Zoot Magazine: Can you tell us more about the main themes that will be tackled during this course?

Jorge Ayala: During the first AA School Paris, I wanted to put forward easily recognisable templates within the fashion spectrum. The goal at that time was to generate an audience, thus the first agenda concentrated on three architectural concepts, one linked with the other, retailing, clothing design and catwalks. At the moment, I’m focusing on dynamic textiles and structural skins, so we will be looking at body landscapes and at their languages.

Zoot Magazine: Among the techniques that you will be talking about during the course there is also an amazing advanced technology, stereoscopic 3D. In your opinion what kind of applications will it have in fashion?

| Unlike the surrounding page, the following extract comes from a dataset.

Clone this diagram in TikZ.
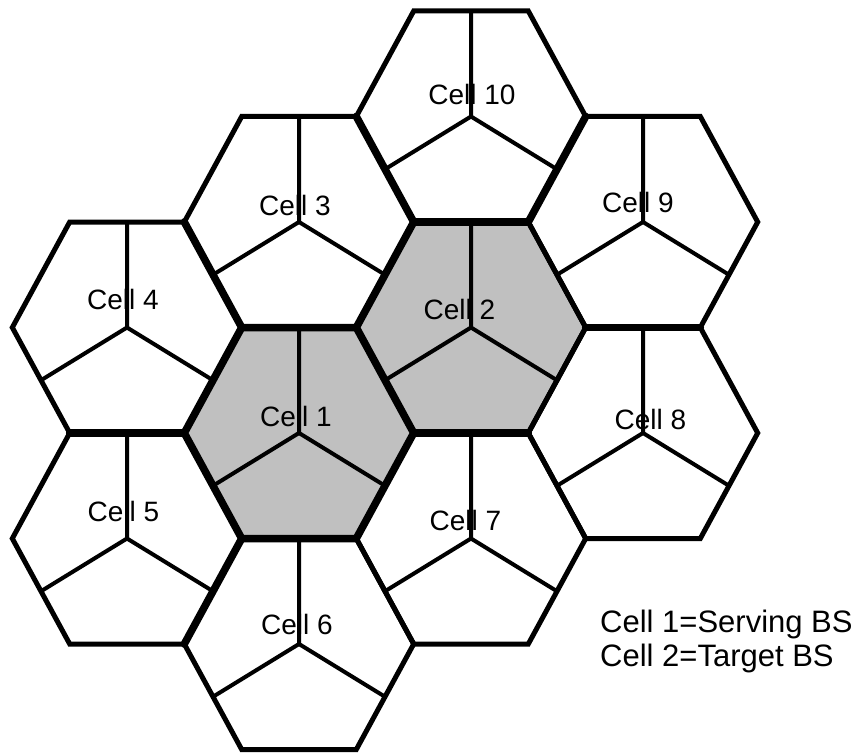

Jorge Ayala: New technologies such as stereoscopic 3D will find various fields of application within our school in Paris and help us challenging neoconservative approaches within fashion, shifting radically the perception of the human silhouette. Stereo Vogue, a studio concerned with the discourse of the emerging ‘body architecture’ discipline led by Julia Koerner and Adam Vukmanov, will join the faculty and look at this new technology.

Zoot Magazine: You’re currently working on your first fashion collection, can you tell us more about it?

Jorge Ayala: Together with my studio I have been looking at themes such as assembling and construction as a source for inspiration and the spatial conditions delivered by the landscapism praxis. I think it is important to test the limits of a specific material, using them to reassess the design in later stages. Though this first fashion collection is highly influenced by my days at the Architecture Association and by the Landscape Urbanism Unit led by Eva Castro, I conceive this collection as a generator of spatial conditions that so far I have methodologically employed with my team on larger designs. I guess it would be amazing if we could present our designs at the main fashion weeks in Paris, New York, London or Milan.

Zoot Magazine: Will you be developing a ready-to-wear or a Haute Couture collection?

Jorge Ayala: We are actually developing two collections simultaneously, a clothing collection and a jewellery collection. The “Landscapism Series I” prêt à porter collection is the first attempt by [Ay]A Studio to adapt our large scale projects to the human body. Digital modelling, bold landscaped movements, spatial effects and avant-garde beauty constitute the DNA of our practice that is also guided by a set of processual rules strongly informed by a context, a conflict and an agenda. Context for us means to create designs with a strong visual component; conflict is the main theme of the collection, while the agenda is conceived as implementing garments that behave like extensions of the skin and of other parts of the body. “Worship to Black”, our jewellery collection looks instead at the computational approach and at its physicality. Last week I was in the North of Mexico exploring the manufacturing opportunities we may have over there, but we are also looking onto partnerships with other brands since we would like to start producing our pieces very soon.

Zoot Magazine: In your opinion in which ways will the fashion and architecture connection develop in future and which practices or designers are bridging the gaps between fashion and architecture?

Jorge Ayala: I think it will go from strength to strength. I guess the fundamental point of this connection is providing solutions and respond to people’s desires. There are a few practices and designers already doing so: I admire for example the works of architects like Eduardo Souto de Moura because, before designing, he looks at the context(s) and at local conflicts; in fashion, Azzedine Alaïa’s work is very relevant to the fashion and architecture relation. It is now up to the students and participants of the AA School Paris to choose the firms and designers who are taking forward this connection and maybe become the protagonists of the next chapters in the history of this connection.